Say how many lines hold the string "this", and nothing more.

◆ Provided entries
--- start ---
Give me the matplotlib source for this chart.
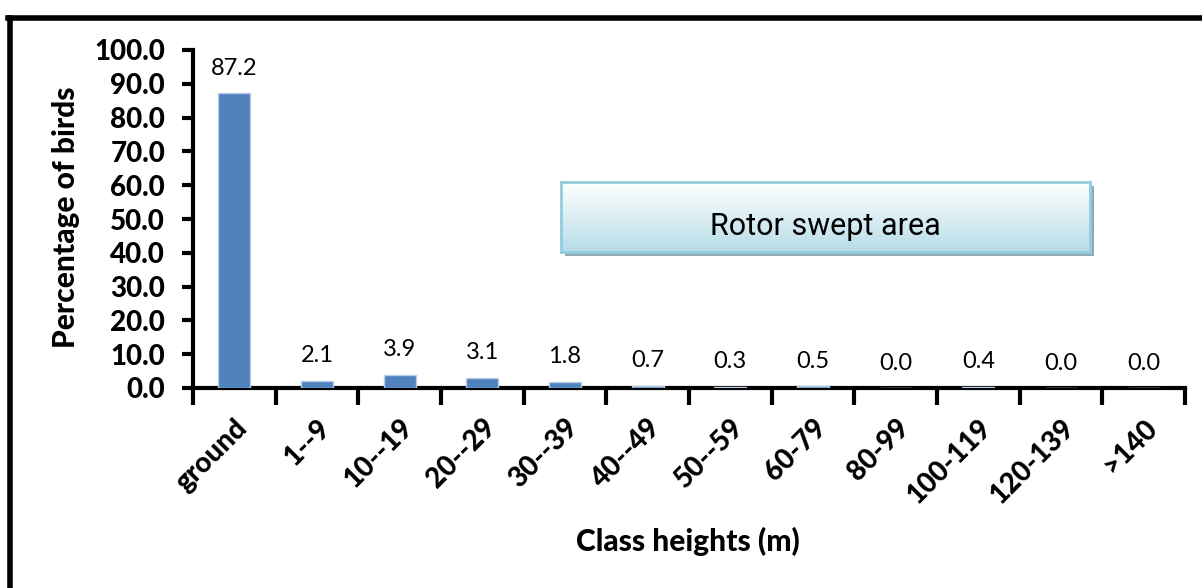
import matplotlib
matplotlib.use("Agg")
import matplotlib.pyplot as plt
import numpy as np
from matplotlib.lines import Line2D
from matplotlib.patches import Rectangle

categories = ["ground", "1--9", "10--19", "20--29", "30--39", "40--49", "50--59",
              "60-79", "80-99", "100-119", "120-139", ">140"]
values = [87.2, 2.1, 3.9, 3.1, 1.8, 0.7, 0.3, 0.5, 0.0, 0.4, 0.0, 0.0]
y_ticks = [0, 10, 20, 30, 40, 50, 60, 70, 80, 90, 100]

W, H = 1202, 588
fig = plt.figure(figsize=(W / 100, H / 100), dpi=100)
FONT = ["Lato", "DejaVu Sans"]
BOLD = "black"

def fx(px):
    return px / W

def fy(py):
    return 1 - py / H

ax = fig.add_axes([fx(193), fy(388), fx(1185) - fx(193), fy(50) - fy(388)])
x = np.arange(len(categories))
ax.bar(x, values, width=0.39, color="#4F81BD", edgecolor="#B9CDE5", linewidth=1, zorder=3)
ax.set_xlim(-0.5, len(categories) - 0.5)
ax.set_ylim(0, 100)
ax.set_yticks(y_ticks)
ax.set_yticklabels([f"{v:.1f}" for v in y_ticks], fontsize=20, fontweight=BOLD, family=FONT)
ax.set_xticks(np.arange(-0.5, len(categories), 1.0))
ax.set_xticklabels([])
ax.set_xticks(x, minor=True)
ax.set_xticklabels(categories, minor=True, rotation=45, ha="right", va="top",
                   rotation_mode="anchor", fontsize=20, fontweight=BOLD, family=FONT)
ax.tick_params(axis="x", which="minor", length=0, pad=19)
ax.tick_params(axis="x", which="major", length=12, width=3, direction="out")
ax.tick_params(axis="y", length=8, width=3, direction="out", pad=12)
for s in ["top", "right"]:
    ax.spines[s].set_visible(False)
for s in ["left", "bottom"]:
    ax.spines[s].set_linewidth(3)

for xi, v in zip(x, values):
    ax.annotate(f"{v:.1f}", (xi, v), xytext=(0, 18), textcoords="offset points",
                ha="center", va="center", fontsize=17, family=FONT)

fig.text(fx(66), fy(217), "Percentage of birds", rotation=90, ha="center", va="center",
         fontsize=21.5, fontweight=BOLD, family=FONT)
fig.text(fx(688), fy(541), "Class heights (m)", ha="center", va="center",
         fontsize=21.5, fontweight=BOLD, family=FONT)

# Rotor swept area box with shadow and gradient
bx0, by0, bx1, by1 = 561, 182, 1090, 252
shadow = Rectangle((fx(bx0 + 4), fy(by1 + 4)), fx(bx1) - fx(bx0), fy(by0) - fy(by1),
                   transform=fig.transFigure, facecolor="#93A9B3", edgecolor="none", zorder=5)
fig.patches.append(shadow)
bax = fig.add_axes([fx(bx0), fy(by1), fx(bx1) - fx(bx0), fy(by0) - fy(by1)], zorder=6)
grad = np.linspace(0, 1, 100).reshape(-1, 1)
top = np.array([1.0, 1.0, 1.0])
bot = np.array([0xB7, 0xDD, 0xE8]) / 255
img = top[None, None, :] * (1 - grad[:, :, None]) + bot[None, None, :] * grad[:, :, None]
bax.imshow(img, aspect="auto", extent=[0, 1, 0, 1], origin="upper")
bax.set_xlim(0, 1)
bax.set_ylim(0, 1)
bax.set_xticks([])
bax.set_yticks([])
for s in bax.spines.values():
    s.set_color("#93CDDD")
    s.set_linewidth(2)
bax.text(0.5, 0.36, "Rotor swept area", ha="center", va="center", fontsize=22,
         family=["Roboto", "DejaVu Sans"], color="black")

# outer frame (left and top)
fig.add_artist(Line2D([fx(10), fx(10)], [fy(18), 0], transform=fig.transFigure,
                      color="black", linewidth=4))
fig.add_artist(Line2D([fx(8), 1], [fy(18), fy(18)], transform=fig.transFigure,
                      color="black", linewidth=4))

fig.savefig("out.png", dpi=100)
--- end ---
--- start ---
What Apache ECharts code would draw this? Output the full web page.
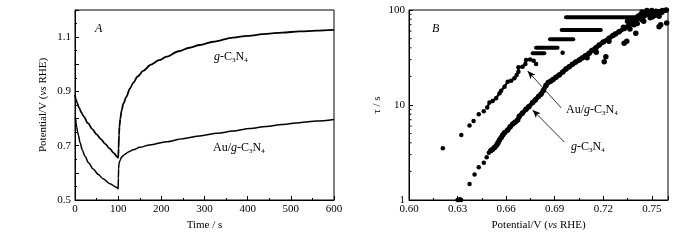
--- end ---
--- start ---
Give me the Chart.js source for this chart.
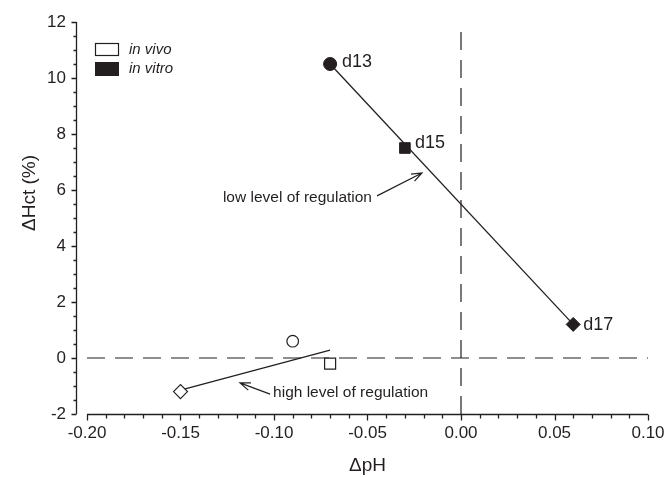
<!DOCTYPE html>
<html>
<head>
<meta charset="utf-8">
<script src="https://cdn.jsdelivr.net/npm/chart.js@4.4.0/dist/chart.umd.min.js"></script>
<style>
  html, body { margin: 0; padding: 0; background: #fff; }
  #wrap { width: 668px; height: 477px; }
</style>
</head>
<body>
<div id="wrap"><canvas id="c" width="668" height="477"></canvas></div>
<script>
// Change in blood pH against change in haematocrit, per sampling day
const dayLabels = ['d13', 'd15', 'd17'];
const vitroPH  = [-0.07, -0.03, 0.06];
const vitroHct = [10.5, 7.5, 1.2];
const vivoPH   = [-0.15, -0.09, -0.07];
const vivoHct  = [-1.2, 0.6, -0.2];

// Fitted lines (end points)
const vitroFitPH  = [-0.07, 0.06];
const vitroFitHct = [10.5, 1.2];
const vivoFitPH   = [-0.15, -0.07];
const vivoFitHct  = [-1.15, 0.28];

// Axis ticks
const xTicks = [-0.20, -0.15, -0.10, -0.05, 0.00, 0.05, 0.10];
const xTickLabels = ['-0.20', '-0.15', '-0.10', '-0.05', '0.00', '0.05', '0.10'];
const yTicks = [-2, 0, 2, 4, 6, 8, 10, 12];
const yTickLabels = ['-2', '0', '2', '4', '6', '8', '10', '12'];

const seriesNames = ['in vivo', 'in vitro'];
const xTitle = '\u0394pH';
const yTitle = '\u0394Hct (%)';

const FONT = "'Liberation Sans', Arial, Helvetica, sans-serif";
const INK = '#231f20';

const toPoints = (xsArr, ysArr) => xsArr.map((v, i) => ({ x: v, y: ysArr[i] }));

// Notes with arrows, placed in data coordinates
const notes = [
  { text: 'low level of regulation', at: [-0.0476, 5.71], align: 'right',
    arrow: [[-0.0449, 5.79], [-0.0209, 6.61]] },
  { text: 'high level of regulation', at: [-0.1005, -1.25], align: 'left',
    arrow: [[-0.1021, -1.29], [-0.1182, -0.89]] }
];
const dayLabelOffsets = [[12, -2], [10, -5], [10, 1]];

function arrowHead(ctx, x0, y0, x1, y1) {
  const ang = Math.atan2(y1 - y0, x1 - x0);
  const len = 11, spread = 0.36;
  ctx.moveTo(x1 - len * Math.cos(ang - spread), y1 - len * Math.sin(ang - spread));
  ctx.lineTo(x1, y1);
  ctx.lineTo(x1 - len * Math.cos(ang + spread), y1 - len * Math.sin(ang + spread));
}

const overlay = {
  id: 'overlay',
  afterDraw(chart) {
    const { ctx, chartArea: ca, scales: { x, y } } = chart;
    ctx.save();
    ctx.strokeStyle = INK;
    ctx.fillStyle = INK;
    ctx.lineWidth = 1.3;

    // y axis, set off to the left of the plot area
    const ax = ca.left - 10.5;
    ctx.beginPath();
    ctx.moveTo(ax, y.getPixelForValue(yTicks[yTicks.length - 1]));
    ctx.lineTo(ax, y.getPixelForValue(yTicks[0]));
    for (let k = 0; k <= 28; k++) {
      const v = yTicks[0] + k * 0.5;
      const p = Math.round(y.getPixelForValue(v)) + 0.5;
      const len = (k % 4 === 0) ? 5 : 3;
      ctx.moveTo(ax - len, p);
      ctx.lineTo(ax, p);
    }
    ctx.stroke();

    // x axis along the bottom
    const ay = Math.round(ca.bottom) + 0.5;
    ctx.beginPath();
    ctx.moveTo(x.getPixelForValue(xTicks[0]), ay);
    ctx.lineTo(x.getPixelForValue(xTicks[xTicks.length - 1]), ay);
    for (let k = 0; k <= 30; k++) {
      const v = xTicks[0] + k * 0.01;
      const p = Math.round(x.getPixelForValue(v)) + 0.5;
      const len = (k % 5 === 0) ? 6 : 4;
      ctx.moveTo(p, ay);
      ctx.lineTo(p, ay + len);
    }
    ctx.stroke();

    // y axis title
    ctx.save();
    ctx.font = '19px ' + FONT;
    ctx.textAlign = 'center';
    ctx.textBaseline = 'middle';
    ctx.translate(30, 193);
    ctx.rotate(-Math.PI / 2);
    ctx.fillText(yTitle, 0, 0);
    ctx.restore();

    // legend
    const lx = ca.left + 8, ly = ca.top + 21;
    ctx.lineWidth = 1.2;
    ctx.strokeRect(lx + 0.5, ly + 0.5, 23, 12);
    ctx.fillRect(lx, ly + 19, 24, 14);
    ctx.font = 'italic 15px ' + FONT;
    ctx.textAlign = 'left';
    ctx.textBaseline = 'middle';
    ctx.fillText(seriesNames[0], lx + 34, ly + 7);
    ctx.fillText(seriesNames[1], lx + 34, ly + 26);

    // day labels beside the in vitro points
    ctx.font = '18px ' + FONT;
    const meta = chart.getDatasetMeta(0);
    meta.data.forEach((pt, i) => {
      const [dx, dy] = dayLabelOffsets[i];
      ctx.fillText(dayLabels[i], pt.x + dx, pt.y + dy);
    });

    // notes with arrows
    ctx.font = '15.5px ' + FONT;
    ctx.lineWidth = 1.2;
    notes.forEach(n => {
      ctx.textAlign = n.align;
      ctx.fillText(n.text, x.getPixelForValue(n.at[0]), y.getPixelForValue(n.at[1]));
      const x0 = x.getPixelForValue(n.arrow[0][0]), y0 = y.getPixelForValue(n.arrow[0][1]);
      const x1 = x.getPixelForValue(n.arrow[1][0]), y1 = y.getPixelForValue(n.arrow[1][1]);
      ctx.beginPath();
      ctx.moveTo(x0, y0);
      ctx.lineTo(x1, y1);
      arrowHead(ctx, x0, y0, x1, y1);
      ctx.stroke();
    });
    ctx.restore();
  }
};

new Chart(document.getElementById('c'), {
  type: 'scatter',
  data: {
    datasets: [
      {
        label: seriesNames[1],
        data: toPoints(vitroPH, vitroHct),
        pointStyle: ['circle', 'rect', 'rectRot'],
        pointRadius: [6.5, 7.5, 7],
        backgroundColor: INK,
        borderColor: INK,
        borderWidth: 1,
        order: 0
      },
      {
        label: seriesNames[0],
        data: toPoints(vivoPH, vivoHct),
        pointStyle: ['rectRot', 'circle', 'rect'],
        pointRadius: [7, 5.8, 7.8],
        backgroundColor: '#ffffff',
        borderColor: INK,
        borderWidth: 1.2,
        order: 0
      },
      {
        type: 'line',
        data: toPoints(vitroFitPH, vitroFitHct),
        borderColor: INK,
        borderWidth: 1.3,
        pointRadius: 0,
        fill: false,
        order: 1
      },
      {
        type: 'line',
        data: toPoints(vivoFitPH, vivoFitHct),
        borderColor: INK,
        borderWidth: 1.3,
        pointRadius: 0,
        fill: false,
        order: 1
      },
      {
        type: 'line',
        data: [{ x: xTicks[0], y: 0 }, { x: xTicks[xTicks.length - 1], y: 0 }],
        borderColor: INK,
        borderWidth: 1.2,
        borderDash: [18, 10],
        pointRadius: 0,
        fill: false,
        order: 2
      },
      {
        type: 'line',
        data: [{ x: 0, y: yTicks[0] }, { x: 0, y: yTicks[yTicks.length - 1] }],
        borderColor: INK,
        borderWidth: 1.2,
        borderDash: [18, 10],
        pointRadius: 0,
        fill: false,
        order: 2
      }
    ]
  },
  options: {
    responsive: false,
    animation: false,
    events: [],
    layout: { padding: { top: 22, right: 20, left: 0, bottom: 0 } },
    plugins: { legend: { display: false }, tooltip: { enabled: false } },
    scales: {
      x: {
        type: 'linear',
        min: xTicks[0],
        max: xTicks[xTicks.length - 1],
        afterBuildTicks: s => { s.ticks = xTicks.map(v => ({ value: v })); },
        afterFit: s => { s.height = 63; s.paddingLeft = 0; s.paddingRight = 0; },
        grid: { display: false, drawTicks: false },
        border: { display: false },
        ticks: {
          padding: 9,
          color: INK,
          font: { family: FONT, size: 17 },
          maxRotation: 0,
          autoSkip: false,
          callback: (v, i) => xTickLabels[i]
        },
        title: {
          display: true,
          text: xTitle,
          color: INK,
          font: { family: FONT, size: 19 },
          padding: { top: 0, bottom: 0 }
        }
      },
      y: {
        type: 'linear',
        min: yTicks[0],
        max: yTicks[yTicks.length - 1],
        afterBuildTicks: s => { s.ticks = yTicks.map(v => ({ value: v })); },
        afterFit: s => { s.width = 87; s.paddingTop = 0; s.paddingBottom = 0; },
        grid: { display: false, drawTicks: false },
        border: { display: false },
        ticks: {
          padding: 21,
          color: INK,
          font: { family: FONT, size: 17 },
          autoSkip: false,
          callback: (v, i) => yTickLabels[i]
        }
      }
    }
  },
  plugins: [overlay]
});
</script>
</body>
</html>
--- end ---
◆ Result
3